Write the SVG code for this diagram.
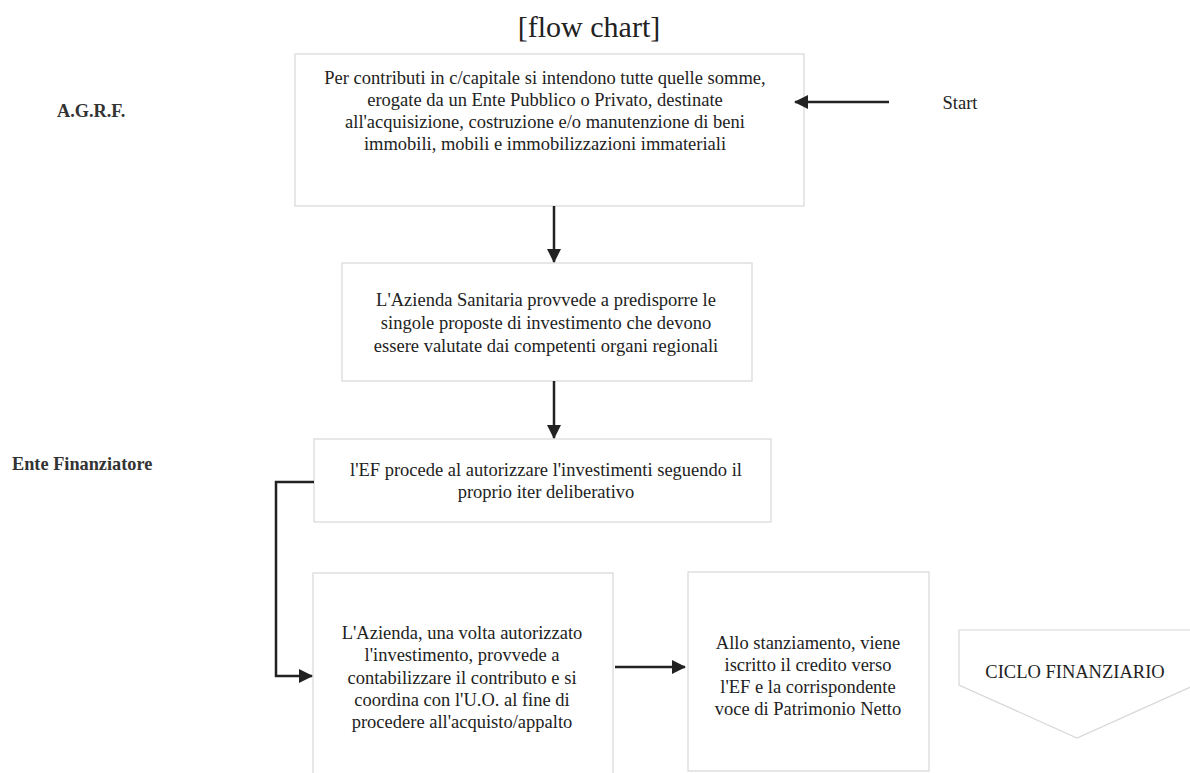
<svg xmlns="http://www.w3.org/2000/svg" width="1190" height="773" viewBox="0 0 1190 773">
  <style>
    .box { fill: #ffffff; stroke: #d8d8d8; stroke-width: 1.2; }
    .txt { font-family: "Liberation Serif", "Times New Roman", serif; font-size: 18.5px; fill: #222; text-anchor: middle; }
    .lbl { font-family: "Liberation Serif", "Times New Roman", serif; font-size: 18.3px; font-weight: bold; fill: #333; }
    .edge { fill: none; stroke: #222; stroke-width: 2.5; }
  </style>
  <defs>
    <marker id="arrow" viewBox="0 0 14 14" refX="13" refY="7" markerWidth="14" markerHeight="14" markerUnits="userSpaceOnUse" orient="auto">
      <path d="M0,0 L14,7 L0,14 z" fill="#222"/>
    </marker>
  </defs>
  <rect width="1190" height="773" fill="#ffffff"/>

  <text x="589" y="37" font-family="Liberation Serif, Times New Roman, serif" font-size="30" fill="#222" text-anchor="middle">[flow chart]</text>

  <text class="lbl" x="57" y="117">A.G.R.F.</text>
  <text class="lbl" x="12" y="470">Ente Finanziatore</text>
  <text class="txt" x="960" y="109">Start</text>

  <g id="node-definizione">
    <rect class="box" x="295" y="54" width="509" height="152"/>
    <text class="txt" x="545" y="84">Per contributi in c/capitale si intendono tutte quelle somme,</text>
    <text class="txt" x="545" y="106">erogate da un Ente Pubblico o Privato, destinate</text>
    <text class="txt" x="545" y="128">all'acquisizione, costruzione e/o manutenzione di beni</text>
    <text class="txt" x="545" y="150">immobili, mobili e immobilizzazioni immateriali</text>
  </g>

  <g id="node-proposte">
    <rect class="box" x="342" y="263" width="410" height="118"/>
    <text class="txt" x="546" y="306">L'Azienda Sanitaria provvede a predisporre le</text>
    <text class="txt" x="546" y="329">singole proposte di investimento che devono</text>
    <text class="txt" x="546" y="352">essere valutate dai competenti organi regionali</text>
  </g>

  <g id="node-autorizzazione">
    <rect class="box" x="314" y="439" width="457" height="83"/>
    <text class="txt" x="546" y="476">l'EF procede al autorizzare l'investimenti seguendo il</text>
    <text class="txt" x="546" y="498">proprio iter deliberativo</text>
  </g>

  <g id="node-contabilizzazione">
    <rect class="box" x="313" y="573" width="300" height="205"/>
    <text class="txt" x="462" y="639">L'Azienda, una volta autorizzato</text>
    <text class="txt" x="462" y="661">l'investimento, provvede a</text>
    <text class="txt" x="462" y="684">contabilizzare il contributo e si</text>
    <text class="txt" x="462" y="706">coordina con l'U.O. al fine di</text>
    <text class="txt" x="462" y="728">procedere all'acquisto/appalto</text>
  </g>

  <g id="node-stanziamento">
    <rect class="box" x="688" y="572" width="241" height="199"/>
    <text class="txt" x="808" y="649">Allo stanziamento, viene</text>
    <text class="txt" x="808" y="671">iscritto il credito verso</text>
    <text class="txt" x="808" y="693">l'EF e la corrispondente</text>
    <text class="txt" x="808" y="715">voce di Patrimonio Netto</text>
  </g>

  <g id="node-ciclo">
    <path class="box" d="M959,630 L1195,630 L1195,685 L1077,738 L959,685 Z"/>
    <text class="txt" x="1075" y="678">CICLO FINANZIARIO</text>
  </g>

  <g id="connectors">
    <path class="edge" d="M889,102 L795,102" marker-end="url(#arrow)"/>
    <path class="edge" d="M554,206 L554,262" marker-end="url(#arrow)"/>
    <path class="edge" d="M554,381 L554,438" marker-end="url(#arrow)"/>
    <path class="edge" d="M314,482 L276,482 L276,676 L312,676" marker-end="url(#arrow)"/>
    <path class="edge" d="M615,667 L685,667" marker-end="url(#arrow)"/>
  </g>
</svg>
- - - -
_What you will do_.
Restate exactly, please, only the lines between the start of the data and the line containing "Serif, Times New", both ends included, skipping the pictures.

_Finished exercise_.
Write the SVG code for this diagram.
<svg xmlns="http://www.w3.org/2000/svg" width="1190" height="773" viewBox="0 0 1190 773">
  <style>
    .box { fill: #ffffff; stroke: #d8d8d8; stroke-width: 1.2; }
    .txt { font-family: "Liberation Serif", "Times New Roman", serif; font-size: 18.5px; fill: #222; text-anchor: middle; }
    .lbl { font-family: "Liberation Serif", "Times New Roman", serif; font-size: 18.3px; font-weight: bold; fill: #333; }
    .edge { fill: none; stroke: #222; stroke-width: 2.5; }
  </style>
  <defs>
    <marker id="arrow" viewBox="0 0 14 14" refX="13" refY="7" markerWidth="14" markerHeight="14" markerUnits="userSpaceOnUse" orient="auto">
      <path d="M0,0 L14,7 L0,14 z" fill="#222"/>
    </marker>
  </defs>
  <rect width="1190" height="773" fill="#ffffff"/>

  <text x="589" y="37" font-family="Liberation Serif, Times New Roman, serif" font-size="30" fill="#222" text-anchor="middle">[flow chart]</text>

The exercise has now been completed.